Я обнаружил, что меня страшит этот странный мир мороженых дней и павильонов третьей сборной, – мир, в котором тебя ставят слева от калитки. А мысль о том, что меня могут спросить, научился ли я уже делать историю, и вовсе внушила мне ужас. Историю я знал довольно хорошо благодаря и маме, которая сама была историком, и нескончаемым викторинам, которыми я изводил ее, таскаясь за ней по дому, однако в том, что я ни в коей мере не «научился делать историю», сомневаться мне, безусловно, не приходилось.
И еще одна заметка привела меня в недоумение, в коем я пребываю и по сей день. Я чувствовал, что она
Страх – это основа трусости, а трусость противоположна храбрости, однако страх храбрости не противоположен. Во многих случаях страх является даже основой храбрости, и потому его можно считать явлением необычным.
Дальше все становится еще сложнее – автор приплетает к своей аргументации Сократа и Дугласа Бадера,[41] так что я и сейчас несколько теряюсь, читая это сочинение.
Зато меня немного ободрило следующее:
Винни была милой маленькой пони. Нрава она была мягкого и любила повышенное внимание. Когда она умерла, ей было уже много лет. Все, кто ездил на ней, вероятно, надолго запомнят ее. Она была очень стойкой и терпеливо сносила удары, которыми ее осыпали. Я никогда не видел, чтобы она выходила из себя, и потому думаю, что если Небеса существуют, то Винни сейчас там. Винни отошла в мир иной 30 января, под вечер. Да обретет она покой посреди бесконечных пастбищ Рая.
Дж. Биссет
Мне кажется, я этого Биссета помню. По-моему, он был родом из Родезии, и у него имелся младший брат, который появился в «Стаутс-Хилле» в одно примерно время со мной. В один из триместров младший Биссет сделал заявление неожиданное и необъяснимое – о том, что он сменил фамилию на Тилни. Мы ему немного завидовали из-за этого, а сам я немедленно решил последовать его примеру. Я уведомил дежурного учителя, что отныне и вовек меня следует называть Нухватит, точнее, Перегрин Эйнзли Нухватит, однако учитель сказал, чтобы я не валял дурака, что показалось мне нечестным. Оглядываясь назад, приходишь к выводу, что перемена фамилии с Биссет на Тилни вполне могла объясняться появлением отчима, распадом семьи и иными вещами, в которые нас не посвящали.

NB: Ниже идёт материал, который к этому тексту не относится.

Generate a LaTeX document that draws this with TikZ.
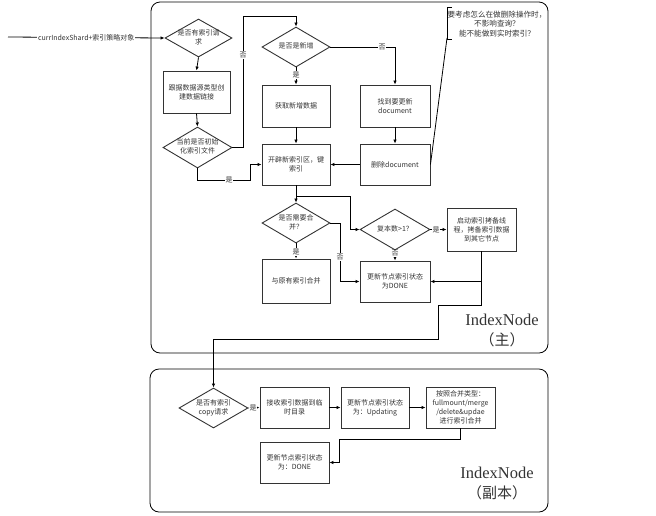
\documentclass[tikz,border=0pt]{standalone}
\usepackage{fontspec}
\setmainfont{Liberation Serif}
\newfontfamily\cjk{Noto Sans CJK SC}
\usetikzlibrary{shapes.geometric,arrows.meta}

% zero-size centred text block, so a diamond keeps its minimum size
\newcommand\flattext[1]{\makebox[0pt]{\raisebox{-1.8pt}[0pt][0pt]{\begin{tabular}{@{}c@{}}#1\end{tabular}}}}

\begin{document}
\begin{tikzpicture}[x=1pt,y=-1pt,
  every node/.style={font=\cjk\fontsize{7}{9}\selectfont, text=black!80},
  box/.style={draw=black!80, line width=0.9pt, rectangle, align=center, inner sep=0pt},
  dia/.style={draw=black!80, line width=0.9pt, diamond, inner sep=0pt},
  link/.style={line width=0.8pt, -{Latex[length=4pt,width=3.5pt]}},
  wire/.style={line width=0.8pt},
  tag/.style={fill=white, inner sep=0.6pt},
  panel/.style={draw, line width=0.8pt, rounded corners=9pt},
  title/.style={font=\fontsize{16.5}{19}\selectfont},
  titlecjk/.style={font=\cjk\fontsize{15}{18}\selectfont}
]
\useasboundingbox (0,0) rectangle (656,515);

% the two IndexNode panels
\draw[panel] (151,2) rectangle (548,353);
\draw[panel] (150,369) rectangle (548,512);
\node[title] (t1) at (502,320) {IndexNode};
\node[titlecjk] (t1b) at (502,340) {（主）};
\node[title] (t2) at (497,473) {IndexNode};
\node[titlecjk] (t2b) at (497,493) {（副本）};

% primary node: decisions and steps
\node[dia, minimum width=67pt, minimum height=38pt] (D1) at (198.5,38) {\flattext{是否有索引请\\求}};
\node[box, minimum width=67pt, minimum height=42pt] (B1) at (196.5,92) {跟据数据源类型创\\建数据链接};
\node[dia, minimum width=69pt, minimum height=41pt] (D2) at (197.5,147.5) {\flattext{当前是否初始\\化索引文件}};
\node[dia, minimum width=68pt, minimum height=40pt] (D3) at (296,47) {\flattext{是否是新增}};
\node[box, minimum width=68pt, minimum height=42pt] (B2) at (296,106) {获取新增数据};
\node[box, minimum width=70pt, minimum height=42pt] (B3) at (395,106) {找到要更新\\document};
\node[box, minimum width=68pt, minimum height=41pt] (B4) at (296,164.5) {开辟新索引区，键\\索引};
\node[box, minimum width=70pt, minimum height=41pt] (B5) at (395,164.5) {删除document};
\node[dia, minimum width=68pt, minimum height=40pt] (D4) at (296,223) {\flattext{是否需要合\\并？}};
\node[box, minimum width=68pt, minimum height=44pt] (B6) at (296,281) {与原有索引合并};
\node[dia, minimum width=70pt, minimum height=41pt] (D5) at (395,229.5) {\flattext{复本数>1？}};
\node[box, minimum width=70pt, minimum height=41pt] (B7) at (395,281.5) {更新节点索引状态\\为DONE};
\node[box, minimum width=69pt, minimum height=43pt] (B8) at (481.5,229.5) {启动索引拷备线\\程，拷备索引数据\\到其它节点};

% note on the delete step
\node[align=center, font=\cjk\fontsize{7.6}{9.5}\selectfont] (note) at (497,24) {要考虑怎么在做删除操作时，\\不影响查询？\\能不能做到实时索引？};
\coordinate (nb) at (447,38);
\draw[wire] (452,7) -- (447,7) -- (447,39) -- (452,39);
\draw[wire] (B5.east) -- (nb);

% replica node: decisions and steps
\node[dia, minimum width=69pt, minimum height=40pt] (D6) at (213.5,408) {\flattext{是否有索引\\copy请求}};
\node[box, minimum width=69pt, minimum height=41pt] (B9) at (294.5,407.5) {接收索引数据到临\\时目录};
\node[box, minimum width=68pt, minimum height=41pt] (B10) at (375,407.5) {更新节点索引状态\\为：Updating};
\node[box, minimum width=69pt, minimum height=41pt] (B11) at (460.5,407.5) {按照合并类型：\\fullmount/merge\\/delete\&updae\\进行索引合并};
\node[box, minimum width=69pt, minimum height=41pt] (B12) at (294.5,462.5) {更新节点索引状态\\为：DONE};

% incoming request
\coordinate (src) at (8,37);
\draw[link] (src) -- node[tag] (lin) {currIndexShard+索引策略对象} (D1.west);

% connectors of the primary node
\draw[link] (D1.south) -- (B1.north);
\draw[link] (B1.south) -- (D2.north);
\draw[link] (D2.east) -| (243,16) -| (D3.north);
\node[tag] (l1) at (243,55) {否};
\draw[link] (D2.south) |- (250,180) |- (B4.west);
\node[tag] (l2) at (229,180) {是};
\draw[link] (D3.east) -| (B3.north);
\node[tag] (l3) at (382,47) {否};
\draw[link] (D3.south) -- (B2.north);
\node[tag] (l4) at (296,75) {是};
\draw[link] (B2.south) -- (B4.north);
\draw[link] (B3.south) -- (B5.north);
\draw[link] (B5.west) -- (B4.east);
\draw[link] (B4.south) -- (D4.north);
\coordinate (j1) at (296,196);
\draw[link] (j1) -- (350,196) |- (D5.west);
\draw[link] (D4.south) -- (B6.north);
\node[tag] (l5) at (296,252) {是};
\draw[link] (D4.east) -- (340,223) |- (B7.west);
\node[tag] (l6) at (340,257) {否};
\draw[link] (D5.south) -- (B7.north);
\node[tag] (l7) at (395,253.5) {否};
\draw[link] (D5.east) -- (B8.west);
\node[tag] (l8) at (436,229.5) {是};
\draw[link] (B8.south) |- (B7.east);

% hand-over to the replica
\draw[link] (B8.south) |- (438,305) |- (213.5,339) -- (D6.north);

% connectors of the replica node
\draw[link] (D6.east) -- (B9.west);
\node[tag] (l9) at (253,408) {是};
\draw[link] (B9.east) -- (B10.west);
\draw[link] (B10.east) -- (B11.west);
\draw[link] (B11.south) |- (339,439) |- (B12.east);
\end{tikzpicture}
\end{document}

Если же вернуться к журналу, то дальше шли нескончаемые страницы с описаниями достижений прежних выпускников, обычные, нагоняющие уныние сведения о постигшей их участи.
Мы рады были получить весточку от Йена, делающего очень большие успехи в компании «Дорогая водокачка» и по-прежнему регулярно играющего в сквош.
Джон делает блестящие успехи в сельскохозяйственной фирме, которая поставляет машины в Уганду.
Адам Картер написал нам из Гибралтара, где он служит в Сомерсетской и Корнуоллской легкой пехоте.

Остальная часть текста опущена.